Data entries
══════════

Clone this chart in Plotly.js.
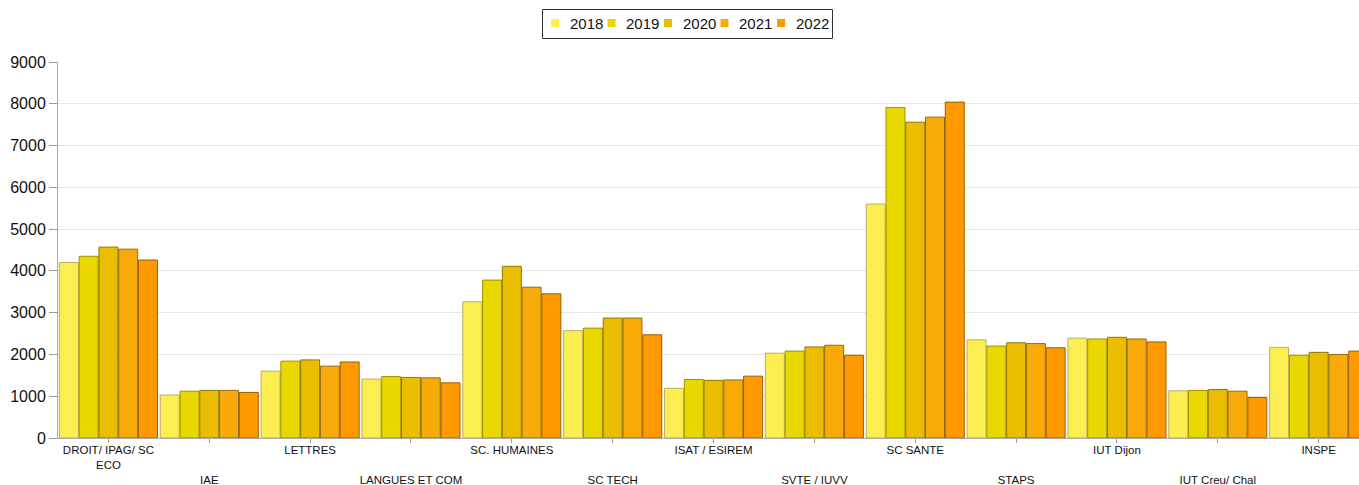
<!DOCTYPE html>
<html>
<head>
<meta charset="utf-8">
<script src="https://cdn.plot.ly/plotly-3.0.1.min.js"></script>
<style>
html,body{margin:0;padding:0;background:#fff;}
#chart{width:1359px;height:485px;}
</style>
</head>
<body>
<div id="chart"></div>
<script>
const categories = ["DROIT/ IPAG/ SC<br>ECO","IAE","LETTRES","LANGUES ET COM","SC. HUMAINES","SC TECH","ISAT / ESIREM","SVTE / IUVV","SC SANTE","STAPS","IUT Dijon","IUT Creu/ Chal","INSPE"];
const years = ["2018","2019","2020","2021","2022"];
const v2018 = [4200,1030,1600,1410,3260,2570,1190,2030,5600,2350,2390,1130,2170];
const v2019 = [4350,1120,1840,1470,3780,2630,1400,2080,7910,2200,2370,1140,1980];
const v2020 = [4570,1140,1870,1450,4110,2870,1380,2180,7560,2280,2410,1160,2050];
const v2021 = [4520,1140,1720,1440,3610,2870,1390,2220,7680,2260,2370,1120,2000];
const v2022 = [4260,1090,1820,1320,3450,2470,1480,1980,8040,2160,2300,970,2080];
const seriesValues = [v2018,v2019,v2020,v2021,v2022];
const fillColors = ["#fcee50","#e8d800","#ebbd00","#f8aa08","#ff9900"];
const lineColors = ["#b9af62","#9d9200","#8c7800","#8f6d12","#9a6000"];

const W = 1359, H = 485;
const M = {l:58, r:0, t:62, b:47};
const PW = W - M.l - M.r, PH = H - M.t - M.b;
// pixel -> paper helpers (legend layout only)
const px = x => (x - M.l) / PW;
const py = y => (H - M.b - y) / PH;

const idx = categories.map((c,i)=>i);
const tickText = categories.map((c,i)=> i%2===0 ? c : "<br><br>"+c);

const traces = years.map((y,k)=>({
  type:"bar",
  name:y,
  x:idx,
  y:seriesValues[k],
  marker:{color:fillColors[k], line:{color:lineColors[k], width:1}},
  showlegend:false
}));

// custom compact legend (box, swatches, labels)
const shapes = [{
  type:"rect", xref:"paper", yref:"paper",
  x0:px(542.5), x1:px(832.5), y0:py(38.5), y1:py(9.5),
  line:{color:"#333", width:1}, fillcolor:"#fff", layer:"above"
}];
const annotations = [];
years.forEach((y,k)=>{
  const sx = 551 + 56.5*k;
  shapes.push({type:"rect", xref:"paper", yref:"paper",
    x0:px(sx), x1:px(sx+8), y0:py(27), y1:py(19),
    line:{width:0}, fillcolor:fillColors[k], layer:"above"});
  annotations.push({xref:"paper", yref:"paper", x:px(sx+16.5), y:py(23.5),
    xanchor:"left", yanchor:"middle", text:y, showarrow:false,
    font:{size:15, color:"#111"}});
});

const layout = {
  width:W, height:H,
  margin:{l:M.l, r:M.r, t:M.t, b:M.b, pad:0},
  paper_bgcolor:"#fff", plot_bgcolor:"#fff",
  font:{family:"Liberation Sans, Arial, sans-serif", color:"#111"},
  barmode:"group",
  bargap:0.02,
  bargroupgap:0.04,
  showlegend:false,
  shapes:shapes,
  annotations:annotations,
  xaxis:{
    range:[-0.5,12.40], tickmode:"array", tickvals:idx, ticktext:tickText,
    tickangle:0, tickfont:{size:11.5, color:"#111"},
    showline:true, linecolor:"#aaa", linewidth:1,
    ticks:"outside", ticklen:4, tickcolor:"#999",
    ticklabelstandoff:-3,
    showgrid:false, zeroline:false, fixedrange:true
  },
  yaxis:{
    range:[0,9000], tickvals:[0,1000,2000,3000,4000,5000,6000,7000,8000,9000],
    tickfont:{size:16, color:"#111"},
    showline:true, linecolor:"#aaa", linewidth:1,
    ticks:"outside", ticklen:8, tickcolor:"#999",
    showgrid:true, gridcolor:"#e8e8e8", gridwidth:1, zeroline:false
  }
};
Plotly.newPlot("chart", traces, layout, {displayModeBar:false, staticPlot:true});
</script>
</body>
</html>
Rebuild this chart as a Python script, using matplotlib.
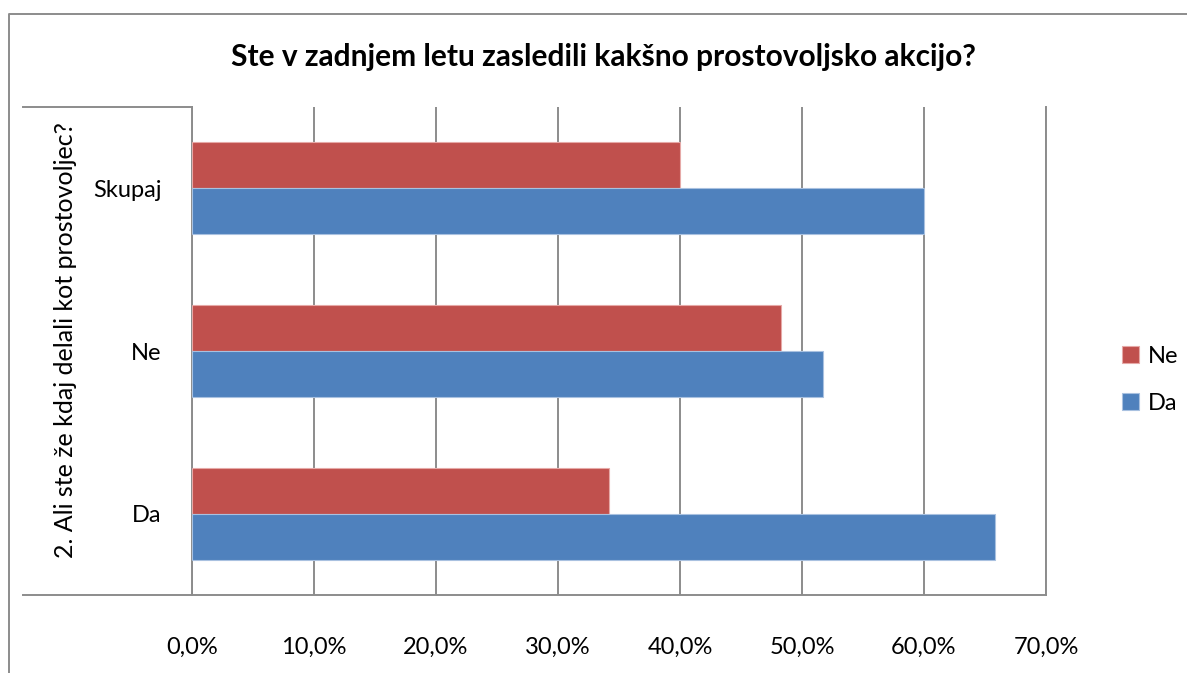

══════════

> _PROBLEM_
Scan the material above. Copy each line where "this" occurs.

> _FINAL RESULT_
Clone this chart in Plotly.js.
Rebuild this chart as a Python script, using matplotlib.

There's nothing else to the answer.